PROBLEM REQUIREMENTS — Copy out all of the material, matching it word for word.

DATA SECTION —
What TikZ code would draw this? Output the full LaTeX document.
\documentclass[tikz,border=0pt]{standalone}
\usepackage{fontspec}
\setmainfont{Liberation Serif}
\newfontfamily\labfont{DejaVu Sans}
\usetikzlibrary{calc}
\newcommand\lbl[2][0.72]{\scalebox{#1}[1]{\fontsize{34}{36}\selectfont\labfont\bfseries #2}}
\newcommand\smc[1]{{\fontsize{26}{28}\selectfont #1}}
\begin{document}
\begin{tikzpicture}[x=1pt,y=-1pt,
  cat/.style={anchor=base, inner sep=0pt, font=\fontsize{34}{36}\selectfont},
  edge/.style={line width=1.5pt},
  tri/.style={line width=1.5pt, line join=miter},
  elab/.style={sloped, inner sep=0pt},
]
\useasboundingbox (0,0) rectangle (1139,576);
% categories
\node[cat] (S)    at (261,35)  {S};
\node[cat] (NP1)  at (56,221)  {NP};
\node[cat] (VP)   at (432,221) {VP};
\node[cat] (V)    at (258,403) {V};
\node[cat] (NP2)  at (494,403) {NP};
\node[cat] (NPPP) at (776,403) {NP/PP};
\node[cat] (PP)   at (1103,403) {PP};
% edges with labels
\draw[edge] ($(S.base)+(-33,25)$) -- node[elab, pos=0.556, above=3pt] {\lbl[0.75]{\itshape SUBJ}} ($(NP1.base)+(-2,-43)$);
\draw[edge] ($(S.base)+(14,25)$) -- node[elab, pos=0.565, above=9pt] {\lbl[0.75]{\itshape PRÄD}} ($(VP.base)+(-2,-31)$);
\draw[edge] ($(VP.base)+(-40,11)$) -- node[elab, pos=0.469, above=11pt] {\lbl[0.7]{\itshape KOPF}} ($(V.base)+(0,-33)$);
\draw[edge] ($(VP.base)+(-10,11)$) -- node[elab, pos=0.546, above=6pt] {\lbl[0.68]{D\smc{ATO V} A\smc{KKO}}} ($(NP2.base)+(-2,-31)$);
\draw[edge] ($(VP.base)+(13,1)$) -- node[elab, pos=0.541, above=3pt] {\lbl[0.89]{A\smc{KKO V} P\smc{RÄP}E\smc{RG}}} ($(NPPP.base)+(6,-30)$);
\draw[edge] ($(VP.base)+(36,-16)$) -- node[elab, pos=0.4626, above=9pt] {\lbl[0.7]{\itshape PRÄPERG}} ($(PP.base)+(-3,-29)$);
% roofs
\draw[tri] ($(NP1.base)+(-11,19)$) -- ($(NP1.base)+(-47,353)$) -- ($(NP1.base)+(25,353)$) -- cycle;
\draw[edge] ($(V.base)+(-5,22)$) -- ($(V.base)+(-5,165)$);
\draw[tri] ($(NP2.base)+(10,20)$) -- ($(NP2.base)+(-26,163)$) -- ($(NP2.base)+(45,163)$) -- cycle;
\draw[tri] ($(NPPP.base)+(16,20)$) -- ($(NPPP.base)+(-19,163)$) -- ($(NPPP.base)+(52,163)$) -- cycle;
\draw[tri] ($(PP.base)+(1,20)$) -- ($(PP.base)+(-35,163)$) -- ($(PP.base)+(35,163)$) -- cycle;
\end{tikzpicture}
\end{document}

WRITTEN SOLUTION —
What TikZ code would draw this? Output the full LaTeX document.
\documentclass[tikz,border=0pt]{standalone}
\usepackage{fontspec}
\setmainfont{Liberation Serif}
\newfontfamily\labfont{DejaVu Sans}
\usetikzlibrary{calc}
\newcommand\lbl[2][0.72]{\scalebox{#1}[1]{\fontsize{34}{36}\selectfont\labfont\bfseries #2}}
\newcommand\smc[1]{{\fontsize{26}{28}\selectfont #1}}
\begin{document}
\begin{tikzpicture}[x=1pt,y=-1pt,
  cat/.style={anchor=base, inner sep=0pt, font=\fontsize{34}{36}\selectfont},
  edge/.style={line width=1.5pt},
  tri/.style={line width=1.5pt, line join=miter},
  elab/.style={sloped, inner sep=0pt},
]
\useasboundingbox (0,0) rectangle (1139,576);
% categories
\node[cat] (S)    at (261,35)  {S};
\node[cat] (NP1)  at (56,221)  {NP};
\node[cat] (VP)   at (432,221) {VP};
\node[cat] (V)    at (258,403) {V};
\node[cat] (NP2)  at (494,403) {NP};
\node[cat] (NPPP) at (776,403) {NP/PP};
\node[cat] (PP)   at (1103,403) {PP};
% edges with labels
\draw[edge] ($(S.base)+(-33,25)$) -- node[elab, pos=0.556, above=3pt] {\lbl[0.75]{\itshape SUBJ}} ($(NP1.base)+(-2,-43)$);
\draw[edge] ($(S.base)+(14,25)$) -- node[elab, pos=0.565, above=9pt] {\lbl[0.75]{\itshape PRÄD}} ($(VP.base)+(-2,-31)$);
\draw[edge] ($(VP.base)+(-40,11)$) -- node[elab, pos=0.469, above=11pt] {\lbl[0.7]{\itshape KOPF}} ($(V.base)+(0,-33)$);
\draw[edge] ($(VP.base)+(-10,11)$) -- node[elab, pos=0.546, above=6pt] {\lbl[0.68]{D\smc{ATO V} A\smc{KKO}}} ($(NP2.base)+(-2,-31)$);
\draw[edge] ($(VP.base)+(13,1)$) -- node[elab, pos=0.541, above=3pt] {\lbl[0.89]{A\smc{KKO V} P\smc{RÄP}E\smc{RG}}} ($(NPPP.base)+(6,-30)$);
\draw[edge] ($(VP.base)+(36,-16)$) -- node[elab, pos=0.4626, above=9pt] {\lbl[0.7]{\itshape PRÄPERG}} ($(PP.base)+(-3,-29)$);
% roofs
\draw[tri] ($(NP1.base)+(-11,19)$) -- ($(NP1.base)+(-47,353)$) -- ($(NP1.base)+(25,353)$) -- cycle;
\draw[edge] ($(V.base)+(-5,22)$) -- ($(V.base)+(-5,165)$);
\draw[tri] ($(NP2.base)+(10,20)$) -- ($(NP2.base)+(-26,163)$) -- ($(NP2.base)+(45,163)$) -- cycle;
\draw[tri] ($(NPPP.base)+(16,20)$) -- ($(NPPP.base)+(-19,163)$) -- ($(NPPP.base)+(52,163)$) -- cycle;
\draw[tri] ($(PP.base)+(1,20)$) -- ($(PP.base)+(-35,163)$) -- ($(PP.base)+(35,163)$) -- cycle;
\end{tikzpicture}
\end{document}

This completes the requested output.